Here are some winter car facts you may not know:
~ winter requires a whole 'nother set of special tires. That's why we don't spin out all over the place when we drive on slick roads.
~winter also requires a brush/scraper contraption, supposedly designed to remove ice and snow from hood, roof, trunk, and windows of car, but always seems to cause said ice and snow to make itself at home on my coat and trousers, and inside my boots.
~salt. Salt everywhere. Salt turning the side of the car grey and then rubbing off on the calf of your leg. Every single time.
~pushing the seat back to make room for Big Winter Coat bulk.
~remembering to factor in an extra 10 minutes to warm up the car. If you live a litter further north, you actually plug in the car overnight to keep the battery warm. If you live even further north, you bring the battery into the house overnight, and when you get to the store you leave the car running.
~you know it's cold when you sit in the car and the seat doesn't give one little bit. It's like perching on frozen cement. Nice, eh?
Thinking of being Up North brings to mind a story that's been in the news the last couple of days.
The story takes place in a little town called Nipigon, It isn't the sort of place that would be known of, in the general way of things, but it just happens to be the place where one half of Canada meets the other half of Canada. Not because it's the middle point, or where some political breakthrough took place. It is literally where the eastern and western portions cross over to the other. It happens on the Trans Canada Highway, which in that part of the world, is the only highway.
Canada is a large country - the second largest, in fact. In population, though, we are quite small (a tenth, I think, of the US) and much of our land makes for very uncomfortable living. This has resulted in the bulk of us living within a hundred miles of the 49th parallel and the rest is left to wild, wide open space. That, combined with unendingly long and unendurably harsh winters, means we are not building roads far and wide.
And so it is that there is but one road that skirts Lake Superior, and but one road joining Ontario to Manitoba and that one road passes through Nipigon. Every Canadian who has made the trek across country knows Nipigon and the bridge over the Nipigon River. No matter where you start from in Ontario, more than half of your journey to reach that bridge is going be be through the North Country... Canada in it's wild state, unpopulated, unsettled, largely untouched still, making it easy to imagine what it was like for the first settlers as they battled nature for survival. It's a full day's driving to cross the province, 12 hours from Toronto, 13 from Ottawa, and 13 from Sohoe.
Imagine then, that you have planned your trip. You are appropriately provisioned, and you are mentally prepared, for the isolation you will experience requires hardiness of mind. You've left in the weakest morning light and arrive long after sundown because you are now so far north that the sun gives up earlier, curling up somewhere warmer before trying again the next day.
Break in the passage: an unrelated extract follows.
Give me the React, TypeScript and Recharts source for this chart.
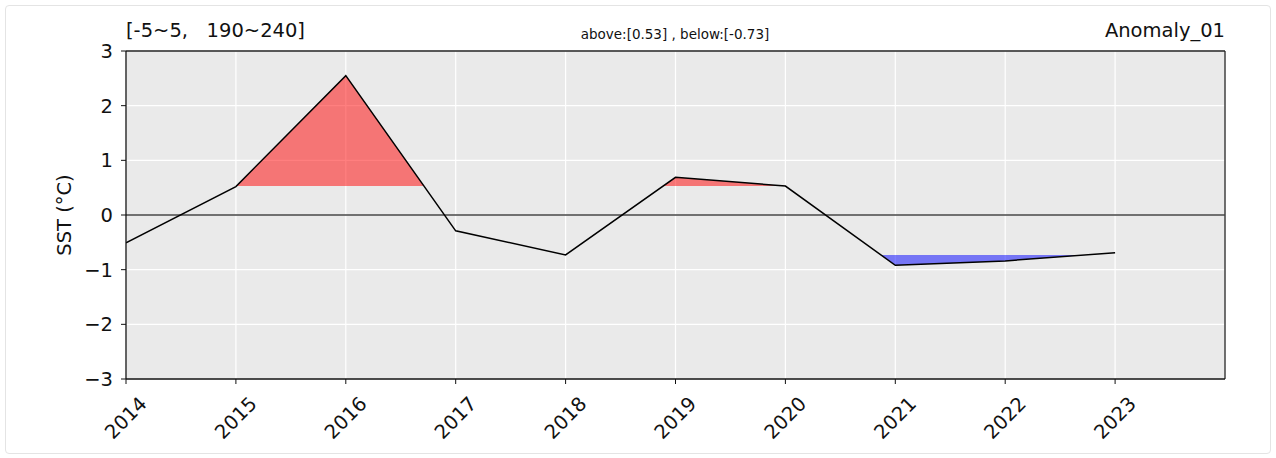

Then you find out the bridge is broken.
That's right, the bridge is broken! This happened for real. It's a new bridge, hardly driven on and it heaved. Or buckled. Whatever it is that bridges do when they break. It seems it was made with Japanese bolts. Japanese bolts don't like the cold, apparently, and they, like the sun, decided to give up early.
If you consider the transporting of goods, the travel of tourists, and the daily lives of folks in Nipigon, that bridge is vital. The nearest alternative route is at least six hours away in Sault Ste Marie, and that route takes you through the States, meaning you need a passport, and a change of currency - a painful thought in this time of the below-70-cent-Loonie. How this happened I do not know but I truly do feel for all those who found themselves stranded in Nipigon just as winter is hitting its stride.
The mayor of Nipigon was on the radio, talking about how the residents of his town were throwing open their homes, providing food, shelter, and fellowship to stranded travelers. Isn't that lovely? It might be colder than cold up there, but the people are warm and kind.